2) Reasonable evacuation width allocation. According to the simulation results of the evacuation time and the number of evacuees of each group of stairs, as the research project of this paper has been completed, the stairs with a longer evacuation time and a larger number of people (such as stairway No. 11) can be appropriately increased in evacuation width, or a group of evacuation stairs can be added here. Furthermore, if the project is in the program phase, the stairs with shorter evacuation times and fewer people can have their evacuation width appropriately reduced, which not only improves efficiency but also certain security.
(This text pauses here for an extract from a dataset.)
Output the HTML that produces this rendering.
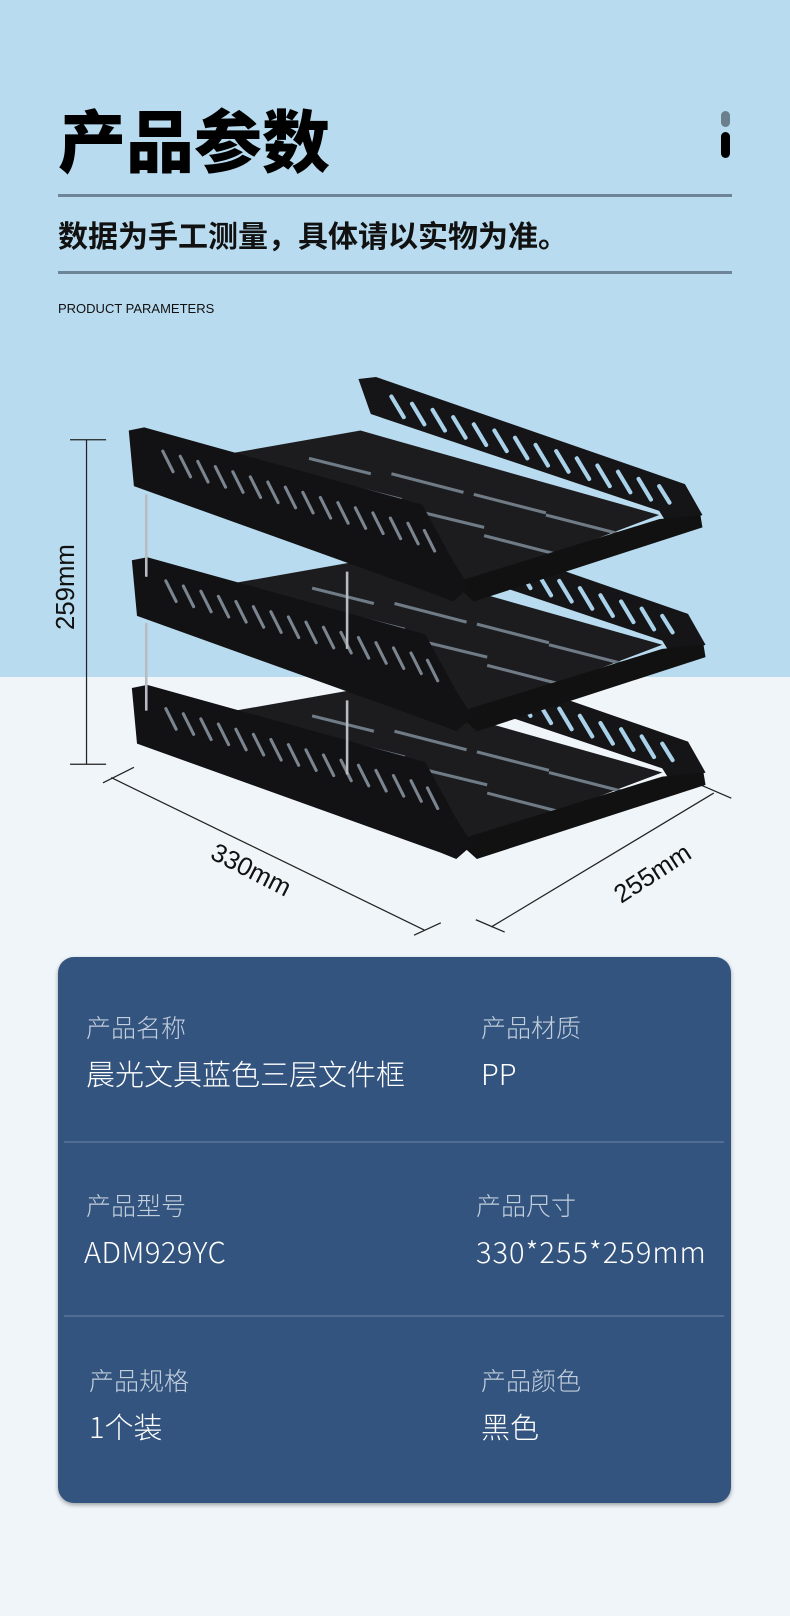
<!DOCTYPE html>
<html><head><meta charset="utf-8">
<style>
*{margin:0;padding:0;box-sizing:border-box}
body{width:790px;height:1616px;position:relative;overflow:hidden;background:#eff5f9;font-family:"Liberation Sans","Noto Sans CJK SC",sans-serif}
.top{position:absolute;left:0;top:0;width:790px;height:677px;background:#b8dbef}
.abs{position:absolute;white-space:nowrap}
.line{position:absolute;left:58px;width:674px;height:3px;background:#6d8597}
.card{position:absolute;left:58px;top:957px;width:673px;height:546px;background:#33547f;border-radius:16px;box-shadow:0 2px 4px rgba(0,0,0,.35)}
.div{position:absolute;left:6px;width:660px;height:2px;background:#4f6d95}
.lab{position:absolute;color:#c3cfdd;font-size:25px;font-family:"Noto Sans CJK SC",sans-serif;font-weight:300;white-space:nowrap;line-height:1}
.val{position:absolute;color:#fff;font-size:29px;font-family:"Noto Sans CJK SC",sans-serif;font-weight:300;white-space:nowrap;line-height:1}
</style></head><body>
<div class="top"></div>
<div class="abs" style="left:58px;top:104px;font-size:68px;font-weight:900;font-family:'Noto Sans CJK SC',sans-serif;line-height:1;color:#000">产品参数</div>
<div class="abs" style="left:721px;top:111px;width:9px;height:16px;border-radius:5px;background:#6c7f8c"></div>
<div class="abs" style="left:721px;top:132px;width:9px;height:26px;border-radius:5px;background:#000"></div>
<div class="line" style="top:194px"></div>
<div class="abs" style="left:58px;top:218px;font-size:30px;font-weight:700;font-family:'Noto Sans CJK SC',sans-serif;line-height:1.1;color:#111">数据为手工测量，具体请以实物为准。</div>
<div class="line" style="top:271px"></div>
<div class="abs" style="left:58px;top:301px;font-size:13px;color:#111">PRODUCT PARAMETERS</div>

<svg class="abs" style="left:0;top:0" width="790" height="1616" viewBox="0 0 767 1569">
 <g stroke="#222" stroke-width="1.2" fill="none">
  <line x1="84" y1="427" x2="84" y2="742"/><line x1="68" y1="427" x2="103" y2="427"/><line x1="68" y1="742" x2="103" y2="742"/>
  <line x1="108" y1="755" x2="412" y2="903"/><line x1="100" y1="760" x2="130" y2="745"/><line x1="402" y1="908" x2="428" y2="896"/>
  <line x1="477" y1="900" x2="693" y2="770"/><line x1="462" y1="893" x2="490" y2="905"/><line x1="680" y1="762" x2="710" y2="775"/>
 </g>
 <text x="0" y="0" transform="translate(72,570) rotate(-90)" text-anchor="middle" font-family="Liberation Sans,sans-serif" font-size="25" fill="#111">259mm</text>
 <text x="0" y="0" transform="translate(240,852) rotate(27)" text-anchor="middle" font-family="Liberation Sans,sans-serif" font-size="25" fill="#111">330mm</text>
 <text x="0" y="0" transform="translate(638,855) rotate(-33)" text-anchor="middle" font-family="Liberation Sans,sans-serif" font-size="25" fill="#111">255mm</text>
 <defs>
  <g id="tray">
   <polygon points="140,455 350,418 640,500 450,572" fill="#1c1c1e"/>
   <g stroke="#6f7b86" stroke-width="3">
    <line x1="250" y1="450" x2="300" y2="462"/><line x1="300" y1="445" x2="360" y2="460"/><line x1="330" y1="470" x2="390" y2="485"/><line x1="380" y1="460" x2="450" y2="478"/><line x1="400" y1="495" x2="470" y2="512"/><line x1="460" y1="480" x2="530" y2="498"/><line x1="470" y1="520" x2="540" y2="538"/><line x1="530" y1="500" x2="600" y2="518"/>
   </g>
   <polygon points="348,368 365,366 665,470 682,500 650,512 640,496 360,402" fill="#151517"/>
   <g stroke="#a9d2ea" stroke-width="4" stroke-linecap="round">
    <line x1="380" y1="385" x2="392" y2="405"/><line x1="400" y1="392" x2="412" y2="412"/><line x1="420" y1="398" x2="432" y2="418"/><line x1="440" y1="405" x2="452" y2="425"/><line x1="460" y1="412" x2="472" y2="432"/><line x1="480" y1="418" x2="492" y2="438"/><line x1="500" y1="425" x2="512" y2="445"/><line x1="520" y1="432" x2="532" y2="452"/><line x1="540" y1="438" x2="552" y2="458"/><line x1="560" y1="445" x2="572" y2="465"/><line x1="580" y1="452" x2="592" y2="472"/><line x1="600" y1="458" x2="612" y2="478"/><line x1="620" y1="465" x2="632" y2="485"/><line x1="640" y1="472" x2="650" y2="488"/>
   </g>
   <polygon points="440,566 640,504 680,500 682,512 460,584" fill="#111"/>
   <polygon points="125,418 140,415 410,490 440,545 456,570 440,584 425,578 130,472" fill="#121214"/>
   <g stroke="#7b8590" stroke-width="3" stroke-linecap="round">
    <line x1="158" y1="438" x2="168" y2="458"/><line x1="175" y1="443" x2="185" y2="463"/><line x1="192" y1="448" x2="202" y2="468"/><line x1="209" y1="453" x2="219" y2="473"/><line x1="226" y1="458" x2="236" y2="478"/><line x1="243" y1="463" x2="253" y2="483"/><line x1="260" y1="468" x2="270" y2="488"/><line x1="277" y1="473" x2="287" y2="493"/><line x1="294" y1="478" x2="304" y2="498"/><line x1="311" y1="483" x2="321" y2="503"/><line x1="328" y1="488" x2="338" y2="508"/><line x1="345" y1="493" x2="355" y2="513"/><line x1="362" y1="498" x2="372" y2="518"/><line x1="379" y1="503" x2="389" y2="523"/><line x1="396" y1="508" x2="406" y2="528"/><line x1="412" y1="515" x2="422" y2="535"/>
   </g>
  </g>
 </defs>
 <use href="#tray" transform="translate(3,250)"/>
 <line x1="142" y1="605" x2="142" y2="690" stroke="#b8bcc0" stroke-width="2.5"/>
 <line x1="337" y1="680" x2="337" y2="752" stroke="#b8bcc0" stroke-width="2.5"/>
 <use href="#tray" transform="translate(3,126)"/>
 <line x1="142" y1="480" x2="142" y2="560" stroke="#b8bcc0" stroke-width="2.5"/>
 <line x1="337" y1="555" x2="337" y2="630" stroke="#b8bcc0" stroke-width="2.5"/>
 <use href="#tray"/>
</svg>

<div class="card">
 <div class="lab" style="left:28px;top:58px">产品名称</div>
 <div class="val" style="left:28px;top:102px">晨光文具蓝色三层文件框</div>
 <div class="lab" style="left:423px;top:58px">产品材质</div>
 <div class="val" style="left:423px;top:102px">PP</div>
 <div class="div" style="top:184px"></div>
 <div class="lab" style="left:28px;top:236px">产品型号</div>
 <div class="val" style="left:26px;top:280px;letter-spacing:0.5px">ADM929YC</div>
 <div class="lab" style="left:418px;top:236px">产品尺寸</div>
 <div class="val" style="left:418px;top:280px;letter-spacing:1px">330*255*259mm</div>
 <div class="div" style="top:358px"></div>
 <div class="lab" style="left:31px;top:411px">产品规格</div>
 <div class="val" style="left:31px;top:455px">1个装</div>
 <div class="lab" style="left:423px;top:411px">产品颜色</div>
 <div class="val" style="left:423px;top:455px">黑色</div>
</div>
</body></html>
3) The layout of the store and evacuation channel is reasonable. The evacuation channel should be convenient for customer flow; its width should match and be evenly distributed; it should be straight and smooth; it should not turn several times; and it should be conducive to evacuation flow organization and guidance. After accounting for the fall of the fire shutter, the evacuation channel should avoid forming the end as much as possible, and it is preferable to form a circular walkway in the fire prevention zone that goes as far as possible straight to the safety exit to facilitate evacuation.

6. Conclusion

Using a large commercial complex as the research object, we use Pathfinder to perform crowd evacuation simulation analysis, analyze the problems in this example’s safety evacuation from the perspective of parameter setting, both overall and locally, and propose optimization strategies. This can improve the evacuation efficiency and reduce the total evacuation time of a large commercial complex in a targeted manner, achieve evacuation optimization, and ensure the safety of the crowd in the commercial complex from the design level as much as possible.

Conflicts of Interest

The authors declare no conflicts of interest.